Handling of chromosomes not in index #9

Open rulixxx opened 2 years ago

rulixxx commented 2 years ago

Currently looking up a chromosome not found in the index of a file croaks with an error in Indexes.overlapchunks because seqid has a value of Nothing. Error is not captured with if condition:

function overlapchunks(tabix::Tabix, interval::Interval)
     seqid = findfirst(isequal(BioGenerics.seqname(interval)), tabix.names)
      if seqid == 0
          throw(ArgumentError("failed to find sequence name '$(BioGenerics.seqname(interval))'"))
      end
      return overlapchunks(tabix.index, seqid, BioGenerics.leftposition(interval):BioGenerics.rightposition(interval))
  end

Suggest to change handling of this situation altogether. In a situation where the chromosome is not found in the tabix.name function should return an empty list of chunks. This would be useful when handling sex chromosomes in a more natural way (just like tabix utility does).

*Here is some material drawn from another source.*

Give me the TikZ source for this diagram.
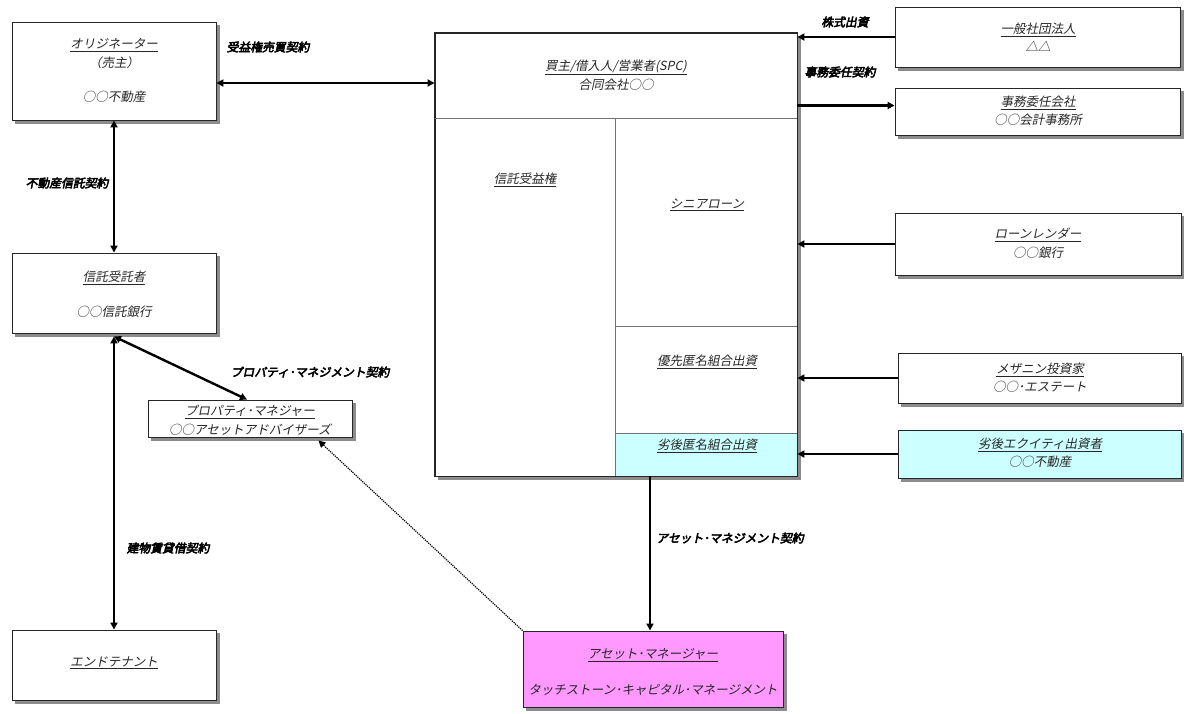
\documentclass[tikz,border=0pt]{standalone}
\usepackage{fontspec}
\usetikzlibrary{arrows.meta,backgrounds}
\newfontfamily\jp[FakeSlant=0.2]{Noto Sans CJK JP}
\newfontfamily\jpb[FakeSlant=0.2,FakeBold=4]{Noto Sans CJK JP}
\definecolor{cyanbox}{HTML}{CCFFFF}
\definecolor{magbox}{HTML}{FF99FF}
\tikzset{
  box/.style={draw=black!85,line width=0.9pt,fill=white,inner sep=0pt},
  shadowfill/.style={fill=black!45},
  txt/.style={font=\jp\fontsize{12.5}{13}\selectfont,text=black!85,inner sep=0pt},
  lbl/.style={font=\jpb\fontsize{11.8}{12}\selectfont,inner sep=0pt},
  arr/.style={line width=2.4pt,-{Triangle[length=7pt,width=7pt]}},
  dbl/.style={line width=2.4pt,{Triangle[length=7pt,width=7pt]}-{Triangle[length=7pt,width=7pt]}},
  dotarr/.style={line width=1.2pt,densely dotted,-{Triangle[length=7pt,width=7pt]}},
  divider/.style={draw=black!55,line width=0.8pt}
}
\begin{document}
\begin{tikzpicture}[x=1pt,y=-1pt]
\useasboundingbox (0,0) rectangle (1184,713);
% boxes
\node[box,minimum width=204pt,minimum height=98pt] (orig) at (114,71) {};
\node[box,minimum width=362pt,minimum height=443pt] (spc) at (616,254.5) {};
\node[box,minimum width=285pt,minimum height=60pt] (gen) at (1037.5,37) {};
\node[box,minimum width=285pt,minimum height=47pt] (jimu) at (1037.5,111.5) {};
\node[box,minimum width=286pt,minimum height=62pt] (loan) at (1038,244) {};
\node[box,minimum width=283pt,minimum height=50pt] (mez) at (1039.5,378) {};
\node[box,fill=cyanbox,minimum width=283pt,minimum height=48pt] (rekko) at (1039.5,454) {};
\node[box,minimum width=204pt,minimum height=80pt] (trustee) at (114,293) {};
\node[box,minimum width=204pt,minimum height=37pt] (pm) at (250,418.5) {};
\node[box,minimum width=204pt,minimum height=70pt] (tenant) at (114,665) {};
\node[box,fill=magbox,minimum width=260pt,minimum height=76pt] (am) at (653,669) {};
\begin{pgfonlayer}{background}
  \fill[white] (0,0) rectangle (1184,713);
  \foreach \b in {orig,spc,gen,jimu,loan,mez,rekko,trustee,pm,tenant,am}{
    \fill[shadowfill] ([shift={(3.5pt,-3.5pt)}]\b.south west) rectangle ([shift={(3.5pt,-3.5pt)}]\b.north east);
  }
\end{pgfonlayer}
% SPC internal
\fill[cyanbox] (615,433) rectangle (spc.south east);
\draw[divider] (spc.west |- 0,118) -- (spc.east |- 0,118);
\draw[divider] (615,118) -- (615,476);
\draw[divider] (615,326) -- (spc.east |- 0,326);
\draw[divider] (615,433) -- (spc.east |- 0,433);
\draw[draw=black!85,line width=0.9pt] (spc.north west) rectangle (spc.south east);
% texts
\node[txt] (t1) at (114,45) {\underline{オリジネーター}};
\node[txt] (t2) at (114,63) {（売主）};
\node[txt] (t3) at (114,97) {○○不動産};
\node[txt] (t4) at (616,67) {\underline{買主/借入人/営業者(SPC)}};
\node[txt] (t5) at (616,85) {合同会社○○};
\node[txt] (t6) at (525,180) {\underline{信託受益権}};
\node[txt] (t7) at (707,205) {\underline{シニアローン}};
\node[txt] (t8) at (707,362) {\underline{優先匿名組合出資}};
\node[txt] (t9) at (707,446) {\underline{劣後匿名組合出資}};
\node[txt] (t10) at (1038,30) {\underline{一般社団法人}};
\node[txt] (t11) at (1038,46) {△△};
\node[txt] (t12) at (1038,103) {\underline{事務委任会社}};
\node[txt] (t13) at (1038,120) {○○会計事務所};
\node[txt] (t14) at (1038,235) {\underline{ローンレンダー}};
\node[txt] (t15) at (1038,253) {○○銀行};
\node[txt] (t16) at (1040,370) {\underline{メザニン投資家}};
\node[txt] (t17) at (1040,387) {○○･エステート};
\node[txt] (t18) at (1040,445) {\underline{劣後エクイティ出資者}};
\node[txt] (t19) at (1040,462) {○○不動産};
\node[txt] (t20) at (114,278) {\underline{信託受託者}};
\node[txt] (t21) at (114,312) {○○信託銀行};
\node[txt] (t22) at (250,412) {\underline{プロパティ･マネジャー}};
\node[txt] (t23) at (250,430) {○○アセットアドバイザーズ};
\node[txt] (t24) at (114,663) {\underline{エンドテナント}};
\node[txt] (t25) at (653,655) {\underline{アセット･マネージャー}};
\node[txt] (t26) at (653,690) {タッチストーン･キャピタル･マネージメント};
% labels
\node[lbl] (l1) at (268,47) {受益権売買契約};
\node[lbl] (l2) at (845,22) {株式出資};
\node[lbl] (l3) at (840,72) {事務委任契約};
\node[lbl] (l4) at (67,183) {不動産信託契約};
\node[lbl] (l5) at (310,372) {プロパティ･マネジメント契約};
\node[lbl] (l6) at (168,548) {建物賃貸借契約};
\node[lbl] (l7) at (730,538) {アセット･マネジメント契約};
% connectors
\coordinate (o1) at ([yshift=-12pt]orig.east);
\draw[dbl] (o1) -- (o1 -| spc.west);
\draw[arr] (gen.west) -- (gen.west -| spc.east);
\coordinate (j1) at ([yshift=6pt]jimu.west);
\draw[arr] (j1 -| spc.east) -- (j1);
\draw[arr] (loan.west) -- (loan.west -| spc.east);
\draw[arr] (mez.west) -- (mez.west -| spc.east);
\draw[arr] (rekko.west) -- (rekko.west -| spc.east);
\draw[dbl] (orig.south) -- (trustee.north);
\coordinate (ts) at ([yshift=-3pt]trustee.south);
\draw[dbl] (ts) -- ([xshift=-3pt]pm.north);
\draw[dbl] (ts) -- (tenant.north);
\coordinate (a1) at ([xshift=34pt]spc.south);
\draw[arr] (a1) -- (a1 |- am.north);
\draw[dotarr] (am.north west) -- ([xshift=-34pt,yshift=-3pt]pm.south east);
\end{tikzpicture}
\end{document}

CiaranOMara commented 2 years ago

Are you able to open a PR with seqid === nothing and contribute some unit tests? If there were a hotfix for this issue, it would get merged into the v0.1 branch.

Regarding the return type, I suspect the motivation for the current behaviour was to adopt Base's iterator interface and other finding patterns. This return behaviour could be revisited for v0.3 after we get CodecBGZF up and running.